»»

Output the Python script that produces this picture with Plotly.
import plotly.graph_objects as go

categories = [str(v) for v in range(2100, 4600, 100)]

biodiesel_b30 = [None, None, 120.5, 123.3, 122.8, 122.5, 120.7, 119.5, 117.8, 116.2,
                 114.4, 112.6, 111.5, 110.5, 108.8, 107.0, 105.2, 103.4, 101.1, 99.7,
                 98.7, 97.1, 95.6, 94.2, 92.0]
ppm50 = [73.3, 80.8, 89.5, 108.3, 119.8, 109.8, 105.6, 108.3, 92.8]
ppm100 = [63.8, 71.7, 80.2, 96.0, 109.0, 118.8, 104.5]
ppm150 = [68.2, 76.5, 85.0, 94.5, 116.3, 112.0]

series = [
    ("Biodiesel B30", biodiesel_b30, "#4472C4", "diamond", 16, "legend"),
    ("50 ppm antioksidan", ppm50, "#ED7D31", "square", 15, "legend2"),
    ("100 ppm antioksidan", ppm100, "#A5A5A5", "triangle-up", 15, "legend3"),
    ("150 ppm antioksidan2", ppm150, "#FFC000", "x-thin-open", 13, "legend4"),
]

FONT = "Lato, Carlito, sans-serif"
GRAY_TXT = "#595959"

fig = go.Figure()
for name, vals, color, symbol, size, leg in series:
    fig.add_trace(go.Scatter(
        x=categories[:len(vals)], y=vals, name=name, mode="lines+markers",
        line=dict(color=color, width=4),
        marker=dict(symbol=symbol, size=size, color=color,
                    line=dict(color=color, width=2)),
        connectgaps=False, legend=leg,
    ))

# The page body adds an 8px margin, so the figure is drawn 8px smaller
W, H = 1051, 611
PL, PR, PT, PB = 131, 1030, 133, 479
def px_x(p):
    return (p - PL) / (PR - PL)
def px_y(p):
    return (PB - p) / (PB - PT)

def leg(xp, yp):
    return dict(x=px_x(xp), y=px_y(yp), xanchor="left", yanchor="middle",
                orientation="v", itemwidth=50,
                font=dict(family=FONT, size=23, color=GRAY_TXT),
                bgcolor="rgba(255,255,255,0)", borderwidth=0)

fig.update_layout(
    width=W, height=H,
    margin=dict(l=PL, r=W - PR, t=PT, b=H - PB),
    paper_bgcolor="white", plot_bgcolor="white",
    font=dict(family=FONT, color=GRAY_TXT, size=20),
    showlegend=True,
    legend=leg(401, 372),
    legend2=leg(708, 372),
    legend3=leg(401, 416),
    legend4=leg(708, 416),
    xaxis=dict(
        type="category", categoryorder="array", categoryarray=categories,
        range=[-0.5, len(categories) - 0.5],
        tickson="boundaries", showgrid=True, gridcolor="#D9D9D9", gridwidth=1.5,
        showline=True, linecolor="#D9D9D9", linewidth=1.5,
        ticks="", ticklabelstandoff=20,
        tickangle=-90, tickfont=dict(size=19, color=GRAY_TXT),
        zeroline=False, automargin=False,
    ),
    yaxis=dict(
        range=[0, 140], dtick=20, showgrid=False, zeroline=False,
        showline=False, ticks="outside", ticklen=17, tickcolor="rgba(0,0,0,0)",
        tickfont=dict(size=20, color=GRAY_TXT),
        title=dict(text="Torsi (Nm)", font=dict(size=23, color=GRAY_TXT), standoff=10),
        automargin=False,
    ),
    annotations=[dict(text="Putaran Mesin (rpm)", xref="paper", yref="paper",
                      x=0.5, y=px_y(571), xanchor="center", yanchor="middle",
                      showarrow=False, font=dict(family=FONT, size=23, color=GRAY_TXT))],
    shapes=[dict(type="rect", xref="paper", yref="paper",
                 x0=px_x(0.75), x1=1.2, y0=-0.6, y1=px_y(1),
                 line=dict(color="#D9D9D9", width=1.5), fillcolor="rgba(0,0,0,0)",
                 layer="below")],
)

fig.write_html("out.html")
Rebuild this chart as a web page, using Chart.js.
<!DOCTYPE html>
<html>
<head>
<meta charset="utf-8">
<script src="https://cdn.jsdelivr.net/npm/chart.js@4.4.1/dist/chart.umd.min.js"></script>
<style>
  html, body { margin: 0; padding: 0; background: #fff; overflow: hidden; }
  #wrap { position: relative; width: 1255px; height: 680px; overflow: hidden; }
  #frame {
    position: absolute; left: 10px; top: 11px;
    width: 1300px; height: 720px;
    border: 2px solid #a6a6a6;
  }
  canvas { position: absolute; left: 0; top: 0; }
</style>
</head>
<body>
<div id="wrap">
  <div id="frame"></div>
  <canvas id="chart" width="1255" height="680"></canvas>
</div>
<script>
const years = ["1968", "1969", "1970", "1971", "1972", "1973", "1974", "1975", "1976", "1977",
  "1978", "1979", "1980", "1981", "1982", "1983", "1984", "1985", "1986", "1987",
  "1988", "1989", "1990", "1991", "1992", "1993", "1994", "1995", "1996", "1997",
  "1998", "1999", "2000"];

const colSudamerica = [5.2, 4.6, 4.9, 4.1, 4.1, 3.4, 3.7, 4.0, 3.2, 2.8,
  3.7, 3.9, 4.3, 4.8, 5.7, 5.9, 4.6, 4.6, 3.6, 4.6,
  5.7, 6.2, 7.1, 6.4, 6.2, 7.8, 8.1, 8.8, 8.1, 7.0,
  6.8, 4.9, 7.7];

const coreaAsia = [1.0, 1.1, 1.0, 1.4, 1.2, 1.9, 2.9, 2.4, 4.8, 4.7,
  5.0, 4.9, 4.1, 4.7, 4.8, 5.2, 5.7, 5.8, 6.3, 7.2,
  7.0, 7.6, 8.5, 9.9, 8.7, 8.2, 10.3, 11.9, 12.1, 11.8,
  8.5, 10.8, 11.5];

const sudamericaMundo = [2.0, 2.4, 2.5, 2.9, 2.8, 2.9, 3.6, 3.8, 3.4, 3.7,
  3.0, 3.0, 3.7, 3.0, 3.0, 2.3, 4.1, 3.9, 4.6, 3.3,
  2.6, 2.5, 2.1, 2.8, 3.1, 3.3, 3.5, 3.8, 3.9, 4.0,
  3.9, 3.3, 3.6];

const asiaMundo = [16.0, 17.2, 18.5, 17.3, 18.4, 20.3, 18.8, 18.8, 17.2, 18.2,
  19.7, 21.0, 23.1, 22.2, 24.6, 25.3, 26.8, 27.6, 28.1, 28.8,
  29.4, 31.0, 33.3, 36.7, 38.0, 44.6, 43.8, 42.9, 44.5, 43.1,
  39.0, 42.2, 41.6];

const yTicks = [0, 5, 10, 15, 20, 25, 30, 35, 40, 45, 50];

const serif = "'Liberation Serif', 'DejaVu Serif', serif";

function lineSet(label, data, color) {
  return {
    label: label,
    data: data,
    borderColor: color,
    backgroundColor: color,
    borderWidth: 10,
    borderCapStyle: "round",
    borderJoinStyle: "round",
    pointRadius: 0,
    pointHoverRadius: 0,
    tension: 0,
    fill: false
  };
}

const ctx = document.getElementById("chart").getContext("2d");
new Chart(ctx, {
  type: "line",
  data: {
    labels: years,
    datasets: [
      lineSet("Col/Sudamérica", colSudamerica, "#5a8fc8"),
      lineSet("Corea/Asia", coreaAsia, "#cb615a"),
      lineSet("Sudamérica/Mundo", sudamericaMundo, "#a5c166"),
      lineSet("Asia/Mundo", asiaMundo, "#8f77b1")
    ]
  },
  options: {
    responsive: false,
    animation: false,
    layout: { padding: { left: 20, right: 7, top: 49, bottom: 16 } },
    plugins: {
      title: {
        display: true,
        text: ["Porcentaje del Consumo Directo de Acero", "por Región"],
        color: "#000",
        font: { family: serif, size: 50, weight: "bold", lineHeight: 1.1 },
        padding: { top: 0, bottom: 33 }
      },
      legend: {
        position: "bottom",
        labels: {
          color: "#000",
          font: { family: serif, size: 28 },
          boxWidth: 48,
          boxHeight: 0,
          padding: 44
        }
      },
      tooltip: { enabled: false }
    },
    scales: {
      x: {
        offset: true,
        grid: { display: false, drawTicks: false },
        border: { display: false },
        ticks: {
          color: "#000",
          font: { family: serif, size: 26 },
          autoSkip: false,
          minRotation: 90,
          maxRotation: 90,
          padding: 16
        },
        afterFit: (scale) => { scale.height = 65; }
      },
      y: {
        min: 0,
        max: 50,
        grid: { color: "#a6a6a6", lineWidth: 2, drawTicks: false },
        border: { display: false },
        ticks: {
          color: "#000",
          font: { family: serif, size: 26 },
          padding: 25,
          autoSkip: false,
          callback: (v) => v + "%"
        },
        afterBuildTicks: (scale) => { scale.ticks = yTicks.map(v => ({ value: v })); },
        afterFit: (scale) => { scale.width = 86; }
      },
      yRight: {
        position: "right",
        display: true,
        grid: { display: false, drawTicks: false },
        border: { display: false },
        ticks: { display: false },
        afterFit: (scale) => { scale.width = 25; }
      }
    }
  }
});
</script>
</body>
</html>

««
»»

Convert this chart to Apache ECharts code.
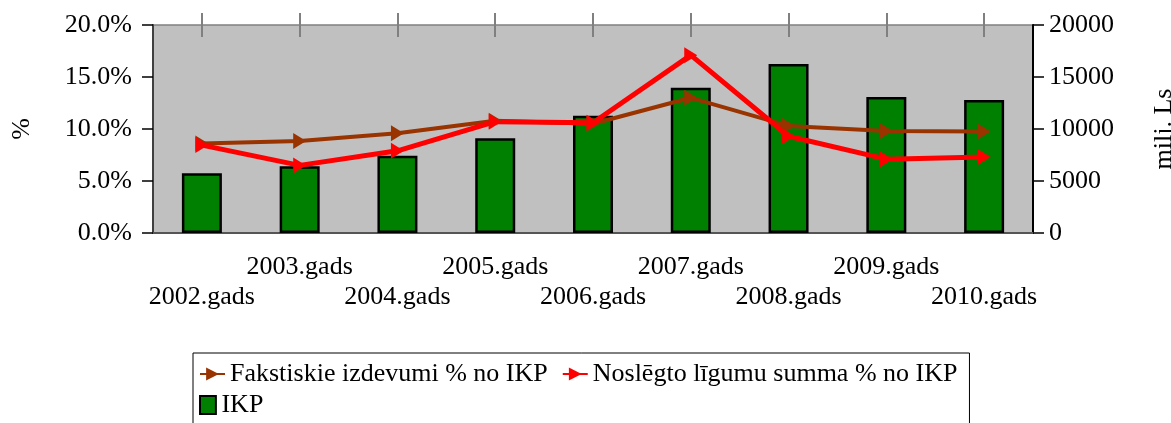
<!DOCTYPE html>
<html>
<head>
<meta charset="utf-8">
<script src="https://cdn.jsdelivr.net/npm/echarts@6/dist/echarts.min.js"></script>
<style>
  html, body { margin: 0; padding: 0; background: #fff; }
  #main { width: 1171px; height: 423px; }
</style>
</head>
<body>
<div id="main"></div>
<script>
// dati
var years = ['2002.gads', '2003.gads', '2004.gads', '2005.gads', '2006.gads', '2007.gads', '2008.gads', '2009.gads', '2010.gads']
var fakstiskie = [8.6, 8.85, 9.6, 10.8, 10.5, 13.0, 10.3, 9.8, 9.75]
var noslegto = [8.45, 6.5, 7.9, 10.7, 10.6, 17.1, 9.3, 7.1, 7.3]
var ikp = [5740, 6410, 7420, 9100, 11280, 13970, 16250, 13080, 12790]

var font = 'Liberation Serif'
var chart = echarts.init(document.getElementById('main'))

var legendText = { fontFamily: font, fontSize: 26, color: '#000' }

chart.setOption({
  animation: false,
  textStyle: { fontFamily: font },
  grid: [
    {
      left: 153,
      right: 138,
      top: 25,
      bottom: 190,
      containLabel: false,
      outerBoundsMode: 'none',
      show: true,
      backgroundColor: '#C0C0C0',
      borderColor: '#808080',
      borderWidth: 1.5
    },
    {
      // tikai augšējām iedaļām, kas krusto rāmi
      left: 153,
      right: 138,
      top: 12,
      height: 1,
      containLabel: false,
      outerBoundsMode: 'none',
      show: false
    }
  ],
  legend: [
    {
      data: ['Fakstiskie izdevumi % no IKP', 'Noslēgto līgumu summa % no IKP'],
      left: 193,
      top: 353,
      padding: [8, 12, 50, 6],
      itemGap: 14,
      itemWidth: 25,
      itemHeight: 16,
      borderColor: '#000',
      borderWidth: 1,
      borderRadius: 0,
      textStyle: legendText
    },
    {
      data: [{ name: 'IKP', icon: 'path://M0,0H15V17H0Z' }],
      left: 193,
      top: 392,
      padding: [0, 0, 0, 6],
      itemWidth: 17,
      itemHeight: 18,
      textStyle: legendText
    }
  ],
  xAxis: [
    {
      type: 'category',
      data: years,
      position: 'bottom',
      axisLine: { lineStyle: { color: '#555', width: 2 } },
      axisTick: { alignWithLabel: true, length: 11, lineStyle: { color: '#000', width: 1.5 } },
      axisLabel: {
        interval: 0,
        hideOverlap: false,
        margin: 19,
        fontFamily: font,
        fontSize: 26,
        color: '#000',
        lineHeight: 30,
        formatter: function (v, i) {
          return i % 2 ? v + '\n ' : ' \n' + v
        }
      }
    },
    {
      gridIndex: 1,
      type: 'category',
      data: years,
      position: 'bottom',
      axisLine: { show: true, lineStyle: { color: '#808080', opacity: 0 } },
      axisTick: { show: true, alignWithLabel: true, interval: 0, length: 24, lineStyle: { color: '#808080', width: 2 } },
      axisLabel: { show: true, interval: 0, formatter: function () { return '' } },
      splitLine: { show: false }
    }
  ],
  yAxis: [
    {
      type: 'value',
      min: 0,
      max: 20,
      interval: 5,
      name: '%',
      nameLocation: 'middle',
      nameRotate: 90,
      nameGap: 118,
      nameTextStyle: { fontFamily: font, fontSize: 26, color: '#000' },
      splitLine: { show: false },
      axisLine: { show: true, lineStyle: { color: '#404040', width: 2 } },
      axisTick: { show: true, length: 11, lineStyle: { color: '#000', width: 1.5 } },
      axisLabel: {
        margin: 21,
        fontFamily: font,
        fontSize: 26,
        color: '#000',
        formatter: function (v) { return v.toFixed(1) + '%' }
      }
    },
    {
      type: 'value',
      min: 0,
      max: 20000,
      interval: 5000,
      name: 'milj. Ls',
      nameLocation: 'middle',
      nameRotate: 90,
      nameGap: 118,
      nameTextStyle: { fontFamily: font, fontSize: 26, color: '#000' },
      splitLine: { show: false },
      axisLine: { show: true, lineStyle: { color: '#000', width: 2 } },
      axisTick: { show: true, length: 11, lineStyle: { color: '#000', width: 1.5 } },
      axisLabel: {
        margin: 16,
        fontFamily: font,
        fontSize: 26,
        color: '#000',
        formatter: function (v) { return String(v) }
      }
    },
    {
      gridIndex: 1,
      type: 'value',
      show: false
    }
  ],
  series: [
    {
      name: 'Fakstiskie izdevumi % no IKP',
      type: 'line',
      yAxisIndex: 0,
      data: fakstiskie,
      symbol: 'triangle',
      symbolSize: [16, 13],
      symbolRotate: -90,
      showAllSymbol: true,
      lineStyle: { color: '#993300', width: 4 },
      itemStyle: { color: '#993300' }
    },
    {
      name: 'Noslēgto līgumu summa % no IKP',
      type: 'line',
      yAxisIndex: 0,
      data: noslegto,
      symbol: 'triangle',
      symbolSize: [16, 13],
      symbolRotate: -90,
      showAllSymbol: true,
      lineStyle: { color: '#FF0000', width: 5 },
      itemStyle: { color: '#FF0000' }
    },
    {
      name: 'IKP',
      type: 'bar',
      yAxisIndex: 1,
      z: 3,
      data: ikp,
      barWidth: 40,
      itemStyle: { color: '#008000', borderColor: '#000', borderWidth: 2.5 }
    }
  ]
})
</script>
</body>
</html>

««
»»

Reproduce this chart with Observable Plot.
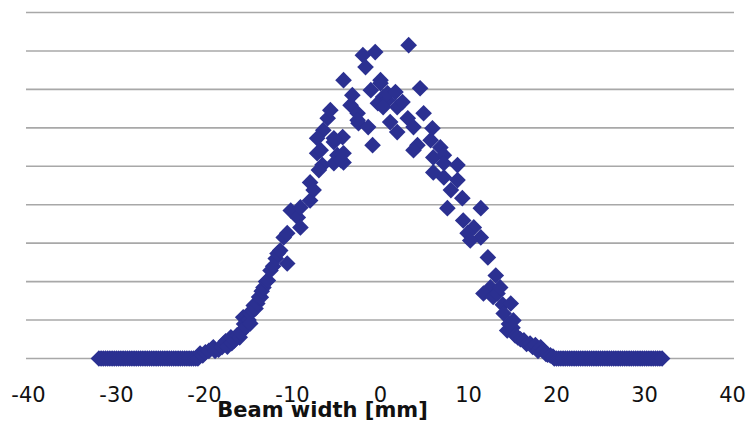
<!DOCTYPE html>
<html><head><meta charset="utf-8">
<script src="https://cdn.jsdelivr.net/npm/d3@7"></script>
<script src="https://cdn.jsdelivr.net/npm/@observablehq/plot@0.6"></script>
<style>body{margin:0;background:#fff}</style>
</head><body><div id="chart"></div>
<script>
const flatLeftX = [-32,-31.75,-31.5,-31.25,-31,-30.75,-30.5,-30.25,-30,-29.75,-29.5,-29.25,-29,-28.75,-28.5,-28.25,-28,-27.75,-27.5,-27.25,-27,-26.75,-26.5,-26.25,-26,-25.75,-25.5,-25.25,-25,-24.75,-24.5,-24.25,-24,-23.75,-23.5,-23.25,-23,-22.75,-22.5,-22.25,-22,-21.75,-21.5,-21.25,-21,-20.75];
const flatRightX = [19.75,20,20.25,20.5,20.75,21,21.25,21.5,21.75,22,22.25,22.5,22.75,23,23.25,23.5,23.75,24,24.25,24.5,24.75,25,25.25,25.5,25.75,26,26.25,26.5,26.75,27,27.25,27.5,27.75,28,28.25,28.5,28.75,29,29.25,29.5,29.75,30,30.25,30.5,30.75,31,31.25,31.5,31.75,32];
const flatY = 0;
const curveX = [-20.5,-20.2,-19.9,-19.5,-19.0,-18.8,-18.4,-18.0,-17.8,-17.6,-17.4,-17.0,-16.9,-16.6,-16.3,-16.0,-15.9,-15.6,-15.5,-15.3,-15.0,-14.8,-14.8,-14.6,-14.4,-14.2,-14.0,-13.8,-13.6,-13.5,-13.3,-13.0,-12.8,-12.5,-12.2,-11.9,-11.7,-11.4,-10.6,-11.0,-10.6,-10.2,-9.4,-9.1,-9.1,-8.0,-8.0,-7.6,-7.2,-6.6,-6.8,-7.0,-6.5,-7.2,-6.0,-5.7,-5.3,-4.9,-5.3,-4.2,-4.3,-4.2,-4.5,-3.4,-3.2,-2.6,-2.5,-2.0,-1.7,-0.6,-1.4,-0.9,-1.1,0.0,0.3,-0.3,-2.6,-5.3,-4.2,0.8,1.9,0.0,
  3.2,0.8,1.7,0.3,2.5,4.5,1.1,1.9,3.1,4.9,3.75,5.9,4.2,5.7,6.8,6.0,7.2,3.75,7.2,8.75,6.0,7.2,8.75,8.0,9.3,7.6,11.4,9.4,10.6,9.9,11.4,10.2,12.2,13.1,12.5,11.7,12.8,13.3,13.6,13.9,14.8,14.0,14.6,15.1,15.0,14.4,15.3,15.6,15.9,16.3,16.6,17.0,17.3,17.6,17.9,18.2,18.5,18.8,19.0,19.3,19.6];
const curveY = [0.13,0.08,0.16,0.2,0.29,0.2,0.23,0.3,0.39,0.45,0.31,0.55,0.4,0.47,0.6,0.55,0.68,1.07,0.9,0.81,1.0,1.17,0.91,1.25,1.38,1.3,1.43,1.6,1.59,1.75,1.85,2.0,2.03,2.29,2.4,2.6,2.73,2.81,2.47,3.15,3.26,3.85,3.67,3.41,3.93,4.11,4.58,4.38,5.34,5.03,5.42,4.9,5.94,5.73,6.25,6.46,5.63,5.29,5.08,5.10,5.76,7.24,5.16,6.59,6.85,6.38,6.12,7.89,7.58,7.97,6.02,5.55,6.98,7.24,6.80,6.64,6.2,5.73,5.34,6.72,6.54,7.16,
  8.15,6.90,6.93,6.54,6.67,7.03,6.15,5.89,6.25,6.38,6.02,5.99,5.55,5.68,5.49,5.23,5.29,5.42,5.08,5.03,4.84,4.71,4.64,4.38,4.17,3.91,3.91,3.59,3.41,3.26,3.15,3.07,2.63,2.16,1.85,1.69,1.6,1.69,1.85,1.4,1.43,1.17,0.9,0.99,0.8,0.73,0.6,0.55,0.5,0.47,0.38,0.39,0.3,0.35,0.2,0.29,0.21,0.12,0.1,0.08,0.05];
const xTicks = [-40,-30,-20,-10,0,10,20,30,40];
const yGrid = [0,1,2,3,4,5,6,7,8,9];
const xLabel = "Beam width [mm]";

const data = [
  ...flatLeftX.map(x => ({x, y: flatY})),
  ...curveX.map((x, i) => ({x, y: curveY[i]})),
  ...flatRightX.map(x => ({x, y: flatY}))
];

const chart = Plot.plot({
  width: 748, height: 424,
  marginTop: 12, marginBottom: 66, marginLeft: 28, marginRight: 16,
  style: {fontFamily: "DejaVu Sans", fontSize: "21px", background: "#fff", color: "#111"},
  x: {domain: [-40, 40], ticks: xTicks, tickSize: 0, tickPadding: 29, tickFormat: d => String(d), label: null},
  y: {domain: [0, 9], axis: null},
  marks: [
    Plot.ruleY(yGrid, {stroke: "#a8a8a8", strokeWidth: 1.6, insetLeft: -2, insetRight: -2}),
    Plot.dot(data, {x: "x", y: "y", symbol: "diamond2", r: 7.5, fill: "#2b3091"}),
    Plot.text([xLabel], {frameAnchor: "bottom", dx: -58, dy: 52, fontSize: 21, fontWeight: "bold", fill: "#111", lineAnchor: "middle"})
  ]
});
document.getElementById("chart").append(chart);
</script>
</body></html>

««

__Written request__. Solely the line containing "Output the Python", the line containing "ppm150 = [68.2, 76.5, 85.0, 94.5, 116.3, 112.0]", and the lines between them are to be given again, exactly as written.

__Answer to the problem__.
Output the Python script that produces this picture with Plotly.
import plotly.graph_objects as go

categories = [str(v) for v in range(2100, 4600, 100)]

biodiesel_b30 = [None, None, 120.5, 123.3, 122.8, 122.5, 120.7, 119.5, 117.8, 116.2,
                 114.4, 112.6, 111.5, 110.5, 108.8, 107.0, 105.2, 103.4, 101.1, 99.7,
                 98.7, 97.1, 95.6, 94.2, 92.0]
ppm50 = [73.3, 80.8, 89.5, 108.3, 119.8, 109.8, 105.6, 108.3, 92.8]
ppm100 = [63.8, 71.7, 80.2, 96.0, 109.0, 118.8, 104.5]
ppm150 = [68.2, 76.5, 85.0, 94.5, 116.3, 112.0]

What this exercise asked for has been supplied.